TASK GOAL
Exactly repeat the full listing that follows.

* * * *

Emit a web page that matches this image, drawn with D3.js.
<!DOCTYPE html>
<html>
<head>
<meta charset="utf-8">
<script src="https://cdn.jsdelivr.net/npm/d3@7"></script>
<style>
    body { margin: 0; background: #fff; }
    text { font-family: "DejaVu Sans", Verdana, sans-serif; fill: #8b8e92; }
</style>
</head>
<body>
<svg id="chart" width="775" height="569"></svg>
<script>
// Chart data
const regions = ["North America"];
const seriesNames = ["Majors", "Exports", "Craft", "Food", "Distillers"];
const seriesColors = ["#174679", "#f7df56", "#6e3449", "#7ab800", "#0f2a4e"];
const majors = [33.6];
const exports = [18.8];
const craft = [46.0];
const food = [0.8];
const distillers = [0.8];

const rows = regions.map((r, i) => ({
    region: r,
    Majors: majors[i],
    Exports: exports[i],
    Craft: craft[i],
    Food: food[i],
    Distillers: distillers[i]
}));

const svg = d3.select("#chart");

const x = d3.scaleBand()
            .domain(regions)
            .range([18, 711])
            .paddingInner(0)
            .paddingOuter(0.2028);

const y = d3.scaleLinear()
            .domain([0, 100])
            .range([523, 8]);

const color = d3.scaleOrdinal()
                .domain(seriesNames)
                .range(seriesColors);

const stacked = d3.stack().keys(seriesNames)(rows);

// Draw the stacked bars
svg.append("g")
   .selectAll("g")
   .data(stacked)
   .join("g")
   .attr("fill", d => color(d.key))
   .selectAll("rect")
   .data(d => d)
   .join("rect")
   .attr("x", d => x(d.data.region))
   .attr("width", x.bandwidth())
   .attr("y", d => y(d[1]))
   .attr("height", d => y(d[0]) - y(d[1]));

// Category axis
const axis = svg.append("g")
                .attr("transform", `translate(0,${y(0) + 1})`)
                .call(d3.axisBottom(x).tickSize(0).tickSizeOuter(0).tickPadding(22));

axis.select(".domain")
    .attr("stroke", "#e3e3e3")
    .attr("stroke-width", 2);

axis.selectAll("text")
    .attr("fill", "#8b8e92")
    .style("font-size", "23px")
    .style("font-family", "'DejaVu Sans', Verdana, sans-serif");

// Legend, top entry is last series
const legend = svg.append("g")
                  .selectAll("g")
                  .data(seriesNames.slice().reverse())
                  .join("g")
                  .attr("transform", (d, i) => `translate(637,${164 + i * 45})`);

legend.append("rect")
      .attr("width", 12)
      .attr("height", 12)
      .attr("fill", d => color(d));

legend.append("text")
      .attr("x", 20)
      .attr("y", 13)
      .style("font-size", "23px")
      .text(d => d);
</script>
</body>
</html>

* * * *

WRITTEN REPLY
Emit a web page that matches this image, drawn with D3.js.
<!DOCTYPE html>
<html>
<head>
<meta charset="utf-8">
<script src="https://cdn.jsdelivr.net/npm/d3@7"></script>
<style>
    body { margin: 0; background: #fff; }
    text { font-family: "DejaVu Sans", Verdana, sans-serif; fill: #8b8e92; }
</style>
</head>
<body>
<svg id="chart" width="775" height="569"></svg>
<script>
// Chart data
const regions = ["North America"];
const seriesNames = ["Majors", "Exports", "Craft", "Food", "Distillers"];
const seriesColors = ["#174679", "#f7df56", "#6e3449", "#7ab800", "#0f2a4e"];
const majors = [33.6];
const exports = [18.8];
const craft = [46.0];
const food = [0.8];
const distillers = [0.8];

const rows = regions.map((r, i) => ({
    region: r,
    Majors: majors[i],
    Exports: exports[i],
    Craft: craft[i],
    Food: food[i],
    Distillers: distillers[i]
}));

const svg = d3.select("#chart");

const x = d3.scaleBand()
            .domain(regions)
            .range([18, 711])
            .paddingInner(0)
            .paddingOuter(0.2028);

const y = d3.scaleLinear()
            .domain([0, 100])
            .range([523, 8]);

const color = d3.scaleOrdinal()
                .domain(seriesNames)
                .range(seriesColors);

const stacked = d3.stack().keys(seriesNames)(rows);

// Draw the stacked bars
svg.append("g")
   .selectAll("g")
   .data(stacked)
   .join("g")
   .attr("fill", d => color(d.key))
   .selectAll("rect")
   .data(d => d)
   .join("rect")
   .attr("x", d => x(d.data.region))
   .attr("width", x.bandwidth())
   .attr("y", d => y(d[1]))
   .attr("height", d => y(d[0]) - y(d[1]));

// Category axis
const axis = svg.append("g")
                .attr("transform", `translate(0,${y(0) + 1})`)
                .call(d3.axisBottom(x).tickSize(0).tickSizeOuter(0).tickPadding(22));

axis.select(".domain")
    .attr("stroke", "#e3e3e3")
    .attr("stroke-width", 2);

axis.selectAll("text")
    .attr("fill", "#8b8e92")
    .style("font-size", "23px")
    .style("font-family", "'DejaVu Sans', Verdana, sans-serif");

// Legend, top entry is last series
const legend = svg.append("g")
                  .selectAll("g")
                  .data(seriesNames.slice().reverse())
                  .join("g")
                  .attr("transform", (d, i) => `translate(637,${164 + i * 45})`);

legend.append("rect")
      .attr("width", 12)
      .attr("height", 12)
      .attr("fill", d => color(d));

legend.append("text")
      .attr("x", 20)
      .attr("y", 13)
      .style("font-size", "23px")
      .text(d => d);
</script>
</body>
</html>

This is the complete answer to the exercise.